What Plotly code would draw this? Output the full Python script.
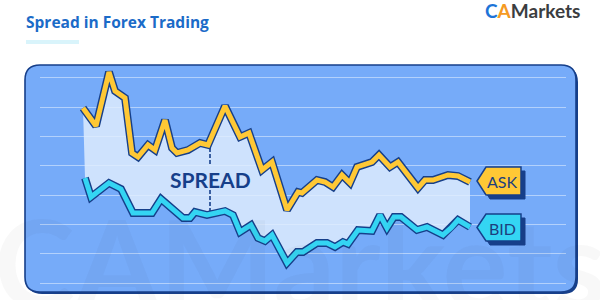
import plotly.graph_objects as go

# ---------------- data ----------------
title_text = "Spread in Forex Trading"
brand = "CAMarkets"

ask_time = [83, 96, 109, 115, 125, 132, 138, 148, 155, 165, 172, 177, 188, 200, 208,
            225, 240, 249, 262, 272, 287, 298, 302, 317, 325, 333, 342, 350, 357, 372,
            379, 390, 398, 418, 425, 433, 448, 458, 470]
ask = [192, 174, 228, 209, 202, 147, 143, 155, 150, 180, 152, 147, 150, 157, 155,
       194, 163, 167, 130, 138, 90, 108, 107, 120, 118, 113, 125, 117, 133, 138,
       145, 133, 138, 112, 120, 120, 125, 124, 118]

bid_time = [85, 91, 109, 121, 133, 152, 161, 172, 183, 190, 195, 207, 225, 233, 240,
            251, 258, 265, 272, 287, 297, 303, 317, 327, 335, 343, 348, 358, 367, 372,
            380, 387, 394, 401, 417, 427, 443, 451, 458, 470]
bid = [122, 103, 117, 111, 87, 87, 101, 92, 82, 82, 88, 85, 89, 85, 68,
       75, 62, 59, 65, 37, 48, 48, 57, 57, 53, 58, 56, 70, 70, 69,
       85, 72, 83, 83, 70, 73, 65, 72, 80, 73]

spread_time = 210
spread_label = "SPREAD"
tag_labels = ["ASK", "BID"]

# ---------------- styles ----------------
NAVY = "#163f8a"
YELLOW = "#ffc835"
CYAN = "#34d5f3"
PANEL = "#76abf9"
SPREAD_FILL = "rgba(226,238,254,0.82)"

W, H = 600, 300


def X(v):
    return v / W


def Y(v):
    return 1 - v / H


def poly(points):
    return "M " + " L ".join(f"{X(a):.5f},{Y(b):.5f}" for a, b in points) + " Z"


def rrect(x0, y0, x1, y1, r):
    P = lambda a, b: f"{X(a):.5f},{Y(b):.5f}"
    return (f"M {P(x0 + r, y0)} L {P(x1 - r, y0)} Q {P(x1, y0)} {P(x1, y0 + r)} "
            f"L {P(x1, y1 - r)} Q {P(x1, y1)} {P(x1 - r, y1)} "
            f"L {P(x0 + r, y1)} Q {P(x0, y1)} {P(x0, y1 - r)} "
            f"L {P(x0, y0 + r)} Q {P(x0, y0)} {P(x0 + r, y0)} Z")


def tag(y0, y1, dx=0, dy=0):
    xl, xn, xr = 477 + dx, 486 + dx, 521 + dx
    ym = (y0 + y1) / 2 + dy
    return poly([(xl, ym), (xn, y0 + dy), (xr, y0 + dy), (xr, y1 + dy), (xn, y1 + dy)])


fig = go.Figure()

# spread fill between bid and ask
fig.add_trace(go.Scatter(x=bid_time, y=bid, mode="lines", line=dict(width=0),
                         hoverinfo="skip", showlegend=False))
fig.add_trace(go.Scatter(x=ask_time, y=ask, mode="lines", line=dict(width=0),
                         fill="tonexty", fillcolor=SPREAD_FILL,
                         hoverinfo="skip", showlegend=False))

# spread marker (dashed), broken around the label
fig.add_trace(go.Scatter(x=[spread_time, spread_time, None, spread_time, spread_time],
                         y=[152, 134, None, 110, 88], mode="lines",
                         line=dict(color=NAVY, width=1.6, dash="4px,2px"),
                         hoverinfo="skip", showlegend=False))

for t, v, col in [(ask_time, ask, YELLOW), (bid_time, bid, CYAN)]:
    fig.add_trace(go.Scatter(x=t, y=v, mode="lines", line=dict(color=NAVY, width=7.8),
                             hoverinfo="skip", showlegend=False))
    fig.add_trace(go.Scatter(x=t, y=v, mode="lines", line=dict(color=col, width=5),
                             hoverinfo="skip", showlegend=False))

shapes = [
    dict(type="path", xref="paper", yref="paper", path=rrect(27, 67, 578, 294, 15),
         fillcolor=NAVY, line=dict(width=0), layer="below"),
    dict(type="path", xref="paper", yref="paper", path=rrect(25, 65, 576, 292, 15),
         fillcolor=PANEL, line=dict(color=NAVY, width=1.6), layer="below"),
    dict(type="rect", xref="paper", yref="paper", x0=X(26), x1=X(79), y0=Y(44), y1=Y(40),
         fillcolor="#d9f4fb", line=dict(width=0), layer="below"),
]
for (y0, y1), col in [((167, 195), YELLOW), ((214, 241), CYAN)]:
    shapes.append(dict(type="path", xref="paper", yref="paper", path=tag(y0, y1, 4, 4),
                       fillcolor=NAVY, line=dict(color=NAVY, width=1), layer="above"))
    shapes.append(dict(type="path", xref="paper", yref="paper", path=tag(y0, y1),
                       fillcolor=col, line=dict(color=NAVY, width=1.5), layer="above"))

annotations = [
    dict(text="<b>" + brand + "</b>", xref="paper", yref="paper", x=X(300), y=Y(262),
         xanchor="center", yanchor="middle", showarrow=False,
         font=dict(family="Lato", size=122, color="rgba(60,60,60,0.035)")),
    dict(text="<b>" + title_text + "</b>", xref="paper", yref="paper", x=X(24), y=Y(22),
         xanchor="left", yanchor="middle", showarrow=False,
         font=dict(family="Open Sans", size=15.5, color="#1b6bc8")),
    dict(text="<b><span style='color:#1d74d8'>C</span><span style='color:#f59a23'>A</span>"
              "<span style='color:#3b3d40'>Markets</span></b>",
         xref="paper", yref="paper", x=X(582), y=Y(11), xanchor="right", yanchor="middle",
         showarrow=False, font=dict(family="Lato", size=19)),
    dict(text="<b>" + spread_label + "</b>", x=spread_time, y=121, xref="x", yref="y",
         showarrow=False, xanchor="center", yanchor="middle",
         font=dict(family="Lato", size=21, color=NAVY)),
]
for lab, yc in zip(tag_labels, [181, 228]):
    annotations.append(dict(text=lab, xref="paper", yref="paper", x=X(502), y=Y(yc),
                            xanchor="center", yanchor="middle", showarrow=False,
                            font=dict(family="Lato", size=16, color="#1d3f7e")))

fig.update_layout(
    width=W, height=H, autosize=False,
    margin=dict(l=0, r=0, t=0, b=0, pad=0),
    paper_bgcolor="white", plot_bgcolor="rgba(0,0,0,0)",
    showlegend=False,
    xaxis=dict(domain=[X(40), X(566)], range=[40, 566], visible=False, fixedrange=True),
    yaxis=dict(domain=[Y(292), Y(65)], range=[8, 235], showgrid=True,
               gridcolor="rgba(255,255,255,0.45)", gridwidth=1,
               tick0=17, dtick=29.3, showticklabels=False, ticks="",
               zeroline=False, showline=False, fixedrange=True),
    shapes=shapes, annotations=annotations,
)

fig.write_html("out.html", config={"displayModeBar": False})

■ ■ ■

Aim of the exercise
Leave the pictures out and please restate exactly the lines running from the start of the material through the one with "145, 133, 138, 112, 120, 120, 125, 124, 118]".

Solution to the exercise
What Plotly code would draw this? Output the full Python script.
import plotly.graph_objects as go

# ---------------- data ----------------
title_text = "Spread in Forex Trading"
brand = "CAMarkets"

ask_time = [83, 96, 109, 115, 125, 132, 138, 148, 155, 165, 172, 177, 188, 200, 208,
            225, 240, 249, 262, 272, 287, 298, 302, 317, 325, 333, 342, 350, 357, 372,
            379, 390, 398, 418, 425, 433, 448, 458, 470]
ask = [192, 174, 228, 209, 202, 147, 143, 155, 150, 180, 152, 147, 150, 157, 155,
       194, 163, 167, 130, 138, 90, 108, 107, 120, 118, 113, 125, 117, 133, 138,
       145, 133, 138, 112, 120, 120, 125, 124, 118]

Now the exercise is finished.